The English word chowder is derived from the French chaudière: the pot in which chaudrée is cooked. The root word from which these are based is chaud, French for hot; chaudière translates literally to cooker or heater. The etymology can be taken one step further to the Latin word, calderia, which loosely means “a warming place” or “a place to keep things warm;” it’s also where we get the word cauldron.

If we look maybe just one generation earlier we can see that the chaudrée of Northwest France is a sort of fisherman’s stew, which consists of local seafood simmered in broth along with vegetables and herbs, which is really what both chowder and gumbo are: humble stews using ingredients at hand.

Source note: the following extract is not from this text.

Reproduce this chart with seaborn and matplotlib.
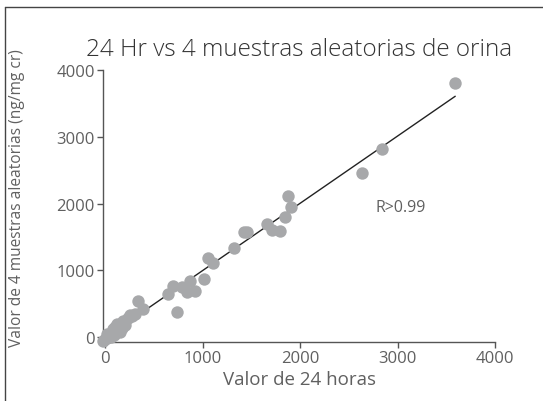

A listing in the French cookery encyclopedia, Larousse Gastronomique, translates chaudrée simply as “fish soup.” It goes on to state the various seafoods that can be included in the dish, including eel. A 1970 edition of the bilingual book, Food À La Canadienne, lists two recipes for chaudrée—one is based on fish and the other on potato. When some of the French-speaking Acadians migrated southward, into New England, the language was English and chaudière began to be pronounced as chowder. Clams were added to the pot because of their regional abundance, but it wasn’t until the early 1900s that a restaurateur at Coney Island replaced the milk with tomatoes to create Manhattan clam chowder (which, I suppose, could be considered the eccentric cousin who moved to the big city).

What it really boils down to (pun intended) is that both chowder and gumbo began as true meal-in-a-bowl recipes. When the people moved, so did the recipe. Their geographic climate changed, so it was only natural that some of the ingredients and flavorings changed along with it, but the original premise of the recipes remain the same. They were delicious recipes that could be made in a single pot, and were hearty enough to fill up a working-person’s belly.